Tuesday, March 27, 2012

Profit rate swap master agreement

The International Islamic Financial Market (IIFM) and the International Swaps and Derivatives Association (ISDA) announced their newest master agreement for a profit rate swap (mubadalatul arbaah).  This is a good development in my opinion because it provides a lower cost way for Islamic financial participants to hedge against fluctuations in the interest rates that are used to determine the cost of Islamic financial products. 

The idea of Islamic derivatives have been controversial because they are often viewed as instruments for speculation, which is viewed as not being in the spirit of Islamic finance.  Speculation financed by Islamic financial products (e.g. in the Dubai real estate market before the crisis) somehow escapes the same level of scrutiny as derivatives.  Other objections have focused on the synthetic nature of Islamic derivatives as being just copies of conventional products done in a way that is Shari'ah-compliant, and is somewhat condescendingly described as not being used to finance 'real economic activity'.

However, profit rate swaps are quite easily used for legitimate hedging transactions that doesn't necessarily shift risk from one party to another at least entirely (a criticism that could be more aptly pointed at talk of developing Islamic credit default swaps).  Hedging is viewed as permissible, where speculation is viewed in a negative light (again with a somewhat double standard). 

Take, for example, a situation where an Islamic bank financing a widget factory through a murabaha.  The bank only offers the company a floating rate loan.  However, the managers of the widget factory don't want to be exposed to the risk that the financing costs increase over the term of the murabaha because it could lead to additional cost that complicates their planning for the business. 

The manager of the company may then approach an investment company to lock in the financing costs, to make its finance costs predictable over the life of the murabaha.  A fund approaches the company with the offer of  a profit-rate swap that locks in the financing costs for the widget company through a profit-rate swap.  The fund receives a stream of fixed rate payments in exchange for paying a floating rate, which it expects to benefit its investors. 

The master agreement facilitates this process by lowering the costs compared to the participants having to custom build a profit-rate swap.  Without the master agreement, there would be fewer transactions, which would make an impact on the 'real economy' because fewer companies would have the opportunity to fix their financing, and effectively shift the management of interest rate fluctuations to institutions that have a focus on managing those changes. 

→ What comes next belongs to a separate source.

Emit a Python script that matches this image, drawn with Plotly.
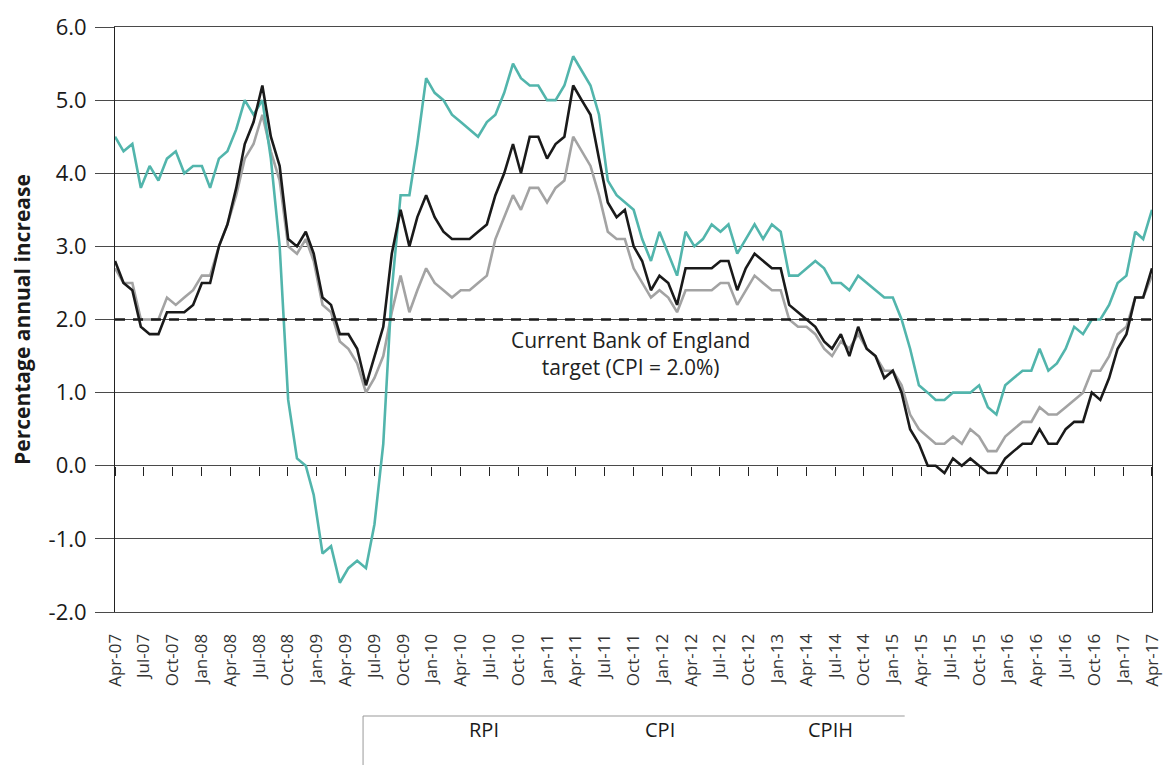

The one criticism I have of the profit rate swap is that it is an over the counter (OTC) swap.  The benefits of the profit-rate swap come with the cost of counterparty risk by adding a third party into the original murabaha, which exposes the widget to the company that it will lose its fixed rate protection if the counterparty in the swap cannot fulfill the terms of the contract.  However, creating an exchange for swaps is a whole different challenge that can (and probably will) wait for another day (likely well into the future).